Devesh Ranjan Receives the 2024 Distinguished Alumni Award from Alma Mater
January 13, 2025
By Mikey Fuller
Devesh Ranjan, Eugene C. Gwaltney, Jr. School Chair and professor in the George W. Woodruff School of Mechanical Engineering, has received the 2024 Distinguished Alumni Award (DAA) from the National Institute of Technology Tiruchirappalli.
This award recognizes alumni for their outstanding professional contributions and achievements in academics, research, managerial contribution, entrepreneurship, public administration, and social service. Alumni are eligible for the DAA 20 years after earning their graduate degree or 25 years after earning their undergraduate degree.
“To be recognized by my alma mater in this way is truly an honor beyond words,” Ranjan said. “I am deeply grateful for the education and experiences that shaped me, and I’m humbled to be recognized by the institution that helped lay the foundation for my journey.”
Ranjan earned a bachelor's degree from NIT-Tiruchirappalli in 2003. He joined the Woodruff School faculty in 2014 as an associate professor before eventually becoming the School’s youngest Chair.
Suresh Sitaraman, Regents' Professor and Morris M. Bryan, Jr. Professor in Mechanical Engineering in the Woodruff School, has known Ranjan as a colleague, researcher, educator, and administrator for more than 10 years. In his nomination letter, he stated that Ranjan is exceptionally deserving of the DAA in academia/research.
“Beyond such impressive research, teaching, and professional service contributions, what sets Devesh apart is his dynamism and optimism as a leader and visionary,” Sitaraman said. “He explores ideas, technologies, and funding opportunities that appear unreachable at first sight, and through his hard work, conviction, dedication, and perseverance, he makes them happen, again and again.”
Ranjan’s research focuses on the interdisciplinary area of power conversion and complex fluid flows involving shock and hydrodynamic instabilities. He also studies the turbulent mixing of materials in extreme conditions, such as supersonic and hypersonic flows. Ranjan serves as a co-director of the Department of Defense-funded University Consortium for Applied Hypersonics (UCAH).
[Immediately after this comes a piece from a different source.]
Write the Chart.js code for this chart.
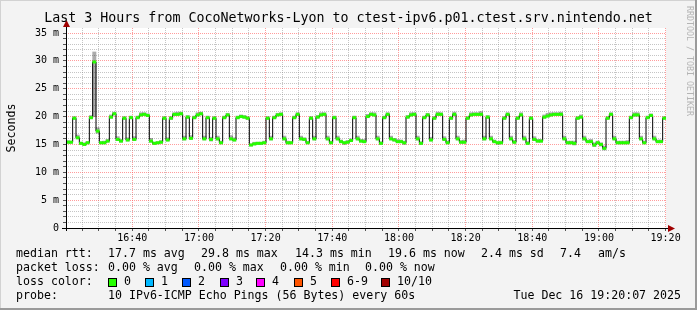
<!DOCTYPE html>
<html>
<head>
<meta charset="utf-8">
<script src="https://cdn.jsdelivr.net/npm/chart.js@4.4.1/dist/chart.umd.min.js"></script>
<style>
  html, body { margin: 0; padding: 0; background: #f3f3f3; }
  #wrap { width: 697px; height: 310px; }
</style>
</head>
<body>
<div id="wrap"><canvas id="ping" width="697" height="310"></canvas></div>
<script>
// time axis in minutes after 16:00, window is 16:20:07 .. 19:20:07
const startMin = 20 + 7 / 60;
const endMin = startMin + 180;

// median rtt per minute (ms)
const medianRtt = [
  15.4, 15.4, 19.7, 16.2, 15.2, 15.0, 15.3, 19.8, 29.8, 17.4,
  15.3, 15.3, 15.6, 19.9, 20.5, 15.9, 15.6, 19.7, 15.8, 19.8,
  15.9, 19.8, 20.3, 20.4, 20.2, 15.6, 15.2, 15.3, 15.4, 19.7,
  15.8, 19.7, 20.4, 20.4, 20.5, 16.0, 19.9, 16.1, 19.8, 20.3,
  20.5, 16.0, 19.8, 15.9, 19.7, 16.0, 15.3, 19.8, 20.3, 16.0,
  15.8, 19.8, 20.0, 19.9, 19.7, 14.9, 15.1, 15.2, 15.2, 15.3,
  19.7, 16.0, 19.8, 20.3, 20.4, 16.0, 15.3, 15.3, 19.8, 20.4,
  16.0, 15.9, 15.3, 19.7, 16.0, 19.9, 20.3, 20.4, 16.0, 15.3,
  19.8, 16.0, 15.5, 15.3, 15.4, 15.7, 19.8, 16.0, 15.6, 15.5,
  20.0, 20.4, 20.3, 16.0, 15.2, 19.8, 20.4, 16.0, 15.8, 15.5,
  15.5, 15.3, 19.9, 20.3, 20.4, 16.0, 15.2, 19.8, 20.3, 15.8,
  19.7, 20.4, 20.4, 15.9, 15.3, 19.7, 20.4, 16.0, 15.4, 15.4,
  19.7, 20.3, 20.4, 20.4, 20.4, 16.0, 19.9, 16.0, 15.5, 15.3,
  15.3, 19.7, 20.4, 16.0, 15.4, 19.7, 20.3, 16.0, 15.2, 19.7,
  15.9, 15.6, 15.6, 19.9, 20.1, 20.3, 20.4, 20.4, 20.4, 16.0,
  15.3, 15.3, 15.2, 19.7, 19.9, 16.0, 15.5, 15.5, 14.9, 15.3,
  15.0, 14.3, 19.7, 20.4, 16.0, 15.3, 15.3, 15.3, 15.3, 19.8,
  20.3, 20.3, 16.0, 15.3, 19.8, 20.2, 16.0, 15.5, 15.5, 19.7
];

// smoke spread above / below the median (ms)
const smokeUp = [
  .3, .2, .3, .5, .2, .3, .2, .4, 1.8, .6,
  .2, .3, .3, .4, .3, .5, .3, .3, .4, .3,
  .5, .3, .4, .3, .3, .5, .2, .2, .3, .3,
  .4, .3, .3, .4, .3, .5, .3, .5, .3, .4,
  .3, .5, .3, .4, .3, .5, .3, .3, .3, .6,
  .4, .3, .3, .3, .3, .2, .3, .2, .2, .3,
  .3, .5, .3, .3, .3, .5, .3, .2, .3, .3,
  .5, .3, .2, .3, .5, .3, .4, .3, .5, .3,
  .3, .5, .3, .2, .3, .3, .3, .5, .3, .4,
  .4, .3, .4, .5, .3, .3, .3, .5, .3, .4,
  .3, .3, .3, .4, .3, .5, .3, .3, .3, .5,
  .3, .4, .3, .5, .3, .3, .4, .5, .3, .4,
  .3, .4, .3, .3, .5, .5, .3, .5, .3, .2,
  .3, .3, .3, .5, .3, .3, .4, .5, .3, .3,
  .5, .3, .3, .4, .5, .4, .3, .3, .4, .5,
  .3, .3, .4, .3, .4, .5, .3, .4, .4, .3,
  .3, .4, .3, .3, .5, .3, .3, .3, .4, .3,
  .4, .4, .5, .3, .3, .3, .5, .3, .3, .3
];
const smokeDown = [
  .2, .2, .2, .2, .2, .2, .2, .2, 9.8, .4,
  .2, .2, .2, .2, .2, .2, .2, .2, .2, .2,
  .2, .2, .2, .2, .2, .2, .2, .2, .2, .2,
  .2, .2, .2, .2, .2, .2, .2, .2, .2, .2,
  .2, .2, .2, .3, .2, .2, .2, .2, .2, .2,
  .2, .2, .2, .2, .2, .2, .2, .2, .2, .2,
  .2, .2, .2, .2, .2, .2, .2, .2, .2, .2,
  .2, .2, .2, .2, .2, .2, .2, .2, .2, .2,
  .2, .2, .2, .3, .2, .2, .2, .2, .2, .2,
  .2, .2, .2, .2, .2, .2, .2, .2, .2, .2,
  .2, .3, .2, .2, .2, .2, .2, .2, .2, .2,
  .2, .2, .2, .2, .2, .2, .2, .2, .2, .2,
  .2, .2, .2, .2, .2, .2, .2, .2, .2, .3,
  .2, .2, .2, .2, .2, .2, .2, .2, .2, .2,
  .2, .2, .2, .2, .2, .2, .2, .2, .2, .2,
  .2, .2, .3, .2, .2, .2, .2, .2, .3, .2,
  .3, .3, .2, .2, .2, .2, .2, .2, .2, .2,
  .2, .2, .2, .2, .2, .2, .2, .2, .2, .2
];

const xMajorMinutes = [40, 60, 80, 100, 120, 140, 160, 180, 200];
const xMajorLabels = ['16:40', '17:00', '17:20', '17:40', '18:00', '18:20', '18:40', '19:00', '19:20'];
const yMajorValues = [0, 5, 10, 15, 20, 25, 30, 35];
const yMajorLabels = ['0', '5 m', '10 m', '15 m', '20 m', '25 m', '30 m', '35 m'];

const lossColors = ['#26ff00', '#00b8ff', '#0059ff', '#7e00ff', '#ff00ff', '#ff5500', '#ff0000', '#a10000'];
const lossLabels = ['0', '1', '2', '3', '4', '5', '6-9', '10/10'];

const MONO = '"DejaVu Sans Mono", monospace';

const medianPoints = medianRtt.map((v, i) => ({ x: startMin + i + 0.5, y: v }));
const smokeBars = medianRtt.map((v, i) => ({ x: startMin + i + 0.5, y: [v - smokeDown[i], v + smokeUp[i]] }));

function gridColor(ctx, majorStep) {
  if (!ctx.tick) return 'rgba(0,0,0,0)';
  return ctx.tick.value % majorStep === 0 ? 'rgba(255,90,90,0.6)' : 'rgba(140,140,140,0.5)';
}

const decor = {
  id: 'decor',
  beforeDraw(chart) {
    const { ctx, chartArea: a } = chart;
    ctx.save();
    ctx.fillStyle = '#f3f3f3';
    ctx.fillRect(0, 0, chart.width, chart.height);
    ctx.fillStyle = '#ffffff';
    ctx.fillRect(a.left, a.top, a.right - a.left, a.bottom - a.top);
    ctx.restore();
  },
  afterDraw(chart) {
    const { ctx, chartArea: a } = chart;
    ctx.save();

    // axes + arrows
    ctx.strokeStyle = '#000';
    ctx.lineWidth = 1;
    ctx.beginPath();
    ctx.moveTo(62, a.bottom + 0.5);
    ctx.lineTo(670, a.bottom + 0.5);
    ctx.moveTo(a.left + 0.5, a.bottom + 3);
    ctx.lineTo(a.left + 0.5, 25);
    ctx.stroke();
    ctx.fillStyle = '#a00000';
    ctx.beginPath();
    ctx.moveTo(a.left + 0.5, 20);
    ctx.lineTo(a.left - 3, 27);
    ctx.lineTo(a.left + 4, 27);
    ctx.fill();
    ctx.beginPath();
    ctx.moveTo(675, a.bottom + 0.5);
    ctx.lineTo(668, a.bottom - 3);
    ctx.lineTo(668, a.bottom + 4);
    ctx.fill();

    // title
    ctx.fillStyle = '#000';
    ctx.font = '13.3px ' + MONO;
    ctx.textAlign = 'center';
    ctx.textBaseline = 'middle';
    ctx.fillText('Last 3 Hours from CocoNetworks-Lyon to ctest-ipv6.p01.ctest.srv.nintendo.net', 348.5, 19);

    // legend lines
    ctx.font = '11.6px ' + MONO;
    ctx.textAlign = 'left';
    const rows = [
      [254, [[16, 'median rtt:'], [108, '17.7 ms avg'], [201, '29.8 ms max'], [295, '14.3 ms min'], [388, '19.6 ms now'], [481, '2.4 ms sd'], [560, '7.4'], [598, 'am/s']]],
      [268, [[16, 'packet loss:'], [108, '0.00 % avg'], [194, '0.00 % max'], [280, '0.00 % min'], [365, '0.00 % now']]],
      [282, [[16, 'loss color:']]],
      [296, [[16, 'probe:'], [108, '10 IPv6-ICMP Echo Pings (56 Bytes) every 60s']]]
    ];
    rows.forEach(([y, items]) => items.forEach(([x, t]) => ctx.fillText(t, x, y)));
    const boxX = [108, 145, 182, 220, 256, 294, 331, 381];
    lossColors.forEach((c, i) => {
      ctx.fillStyle = c;
      ctx.fillRect(boxX[i], 278, 8, 8);
      ctx.strokeStyle = '#000';
      ctx.strokeRect(boxX[i] + 0.5, 278.5, 8, 8);
      ctx.fillStyle = '#000';
      ctx.fillText(lossLabels[i], boxX[i] + 16, 282);
    });
    ctx.textAlign = 'right';
    ctx.fillText('Tue Dec 16 19:20:07 2025', 681, 296);

    // watermark
    ctx.save();
    ctx.translate(689, 6);
    ctx.rotate(Math.PI / 2);
    ctx.font = '8.3px ' + MONO;
    ctx.fillStyle = '#b4b4b4';
    ctx.textAlign = 'left';
    ctx.fillText('RRDTOOL / TOBI OETIKER', 0, 0);
    ctx.restore();

    // frame
    ctx.fillStyle = '#d2d2d2';
    ctx.fillRect(0, 0, chart.width, 1);
    ctx.fillRect(0, 0, 1, chart.height);
    ctx.fillStyle = '#9a9a9a';
    ctx.fillRect(0, chart.height - 2, chart.width, 2);
    ctx.fillRect(chart.width - 2, 0, 2, chart.height);
    ctx.restore();
  }
};

new Chart(document.getElementById('ping'), {
  type: 'line',
  data: {
    datasets: [
      {
        label: 'loss 0',
        data: medianPoints,
        showLine: false,
        pointStyle: 'line',
        pointRadius: 1.9,
        pointHoverRadius: 1.9,
        pointBorderWidth: 3,
        pointBorderColor: lossColors[0],
        order: 0
      },
      {
        label: 'median',
        data: medianPoints,
        stepped: 'middle',
        borderColor: '#000',
        borderWidth: 1,
        pointRadius: 0,
        fill: false,
        order: 1
      },
      {
        type: 'bar',
        label: 'smoke',
        data: smokeBars,
        backgroundColor: 'rgba(0,0,0,0.33)',
        borderWidth: 0,
        barPercentage: 1,
        categoryPercentage: 1,
        order: 2
      }
    ]
  },
  options: {
    responsive: false,
    animation: false,
    events: [],
    layout: { padding: { left: 0, top: 28, right: 31, bottom: 62 } },
    plugins: {
      legend: { display: false },
      tooltip: { enabled: false },
      title: { display: false }
    },
    scales: {
      x: {
        type: 'linear',
        min: startMin,
        max: endMin,
        offset: false,
        afterBuildTicks: s => {
          const t = [];
          for (let v = 25; v <= 200; v += 5) t.push({ value: v });
          s.ticks = t;
        },
        afterFit: s => { s.height = 20; },
        ticks: {
          autoSkip: false,
          maxRotation: 0,
          padding: 1,
          color: '#000',
          font: { family: MONO, size: 10 },
          callback: v => {
            const k = xMajorMinutes.indexOf(v);
            return k >= 0 ? xMajorLabels[k] : '';
          }
        },
        grid: {
          offset: false,
          color: c => gridColor(c, 20),
          tickLength: 3,
          tickColor: '#555'
        },
        border: { display: false, dash: [1, 1] }
      },
      y: {
        min: 0,
        max: 35.9,
        afterBuildTicks: s => {
          const t = [];
          for (let v = 0; v <= 35; v += 1) t.push({ value: v });
          s.ticks = t;
        },
        afterFit: s => { s.width = 66; },
        ticks: {
          autoSkip: false,
          padding: 4,
          color: '#000',
          font: { family: MONO, size: 10 },
          callback: v => {
            const k = yMajorValues.indexOf(v);
            return k >= 0 ? yMajorLabels[k] : '';
          }
        },
        grid: {
          color: c => gridColor(c, 5),
          tickLength: 3,
          tickColor: '#555'
        },
        border: { display: false, dash: [1, 1] },
        title: {
          display: true,
          text: 'Seconds',
          color: '#000',
          font: { family: MONO, size: 11.6 },
          padding: { top: 5, bottom: 0 }
        }
      }
    }
  },
  plugins: [decor]
});
</script>
</body>
</html>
The UCAH is comprised of a network of universities, including Georgia Tech, that work with government, industry, national laboratories, and federally funded research centers to deliver the innovation and workforce needed to advance modern hypersonic flight systems in support of national defense.
Guruswami Ravichandran, John E. Goode, Jr., Professor of Aerospace and Mechanical Engineering at the California Institute of Technology, has known Ranjan for 18 years.
He describes Ranjan in his nomination letter as talented, creative, multi-faceted, and a natural leader, who has emerged as a world-renowned leader in shock tubes, turbulent mixing, and shock-driven hydrodynamic instabilities with clean energy, carbon cycle, and sustainability applications.
“I am deeply impressed by his ability to transform abstract theoretical ideas into novel experiments, enabling him to elucidate complex phenomena of physics in turbulent mixing,” Ravichandran said. “He often defines the leading edge of theory, simulation, experimentation, and practice in his fields.”
Ranjan serves as the director of the Shock Tube and Advanced Mixing Laboratory, and his research group has published more than 100 research articles in peer-reviewed journals and conference proceedings. During his career, he has mentored more than 25 graduate students and postdoctoral fellows and has received numerous awards for his educational efforts and mentorship activity. He has served as a Provost’s Teaching and Learning Fellow, a Governor’s Teaching Fellow, and a Diversity, Equity and Inclusion Fellow.
Ranjan was formally recognized with the DAA on January 11 in India. At the ceremony, he announced an endowment in his mother's name to support female students from economically disadvantaged backgrounds.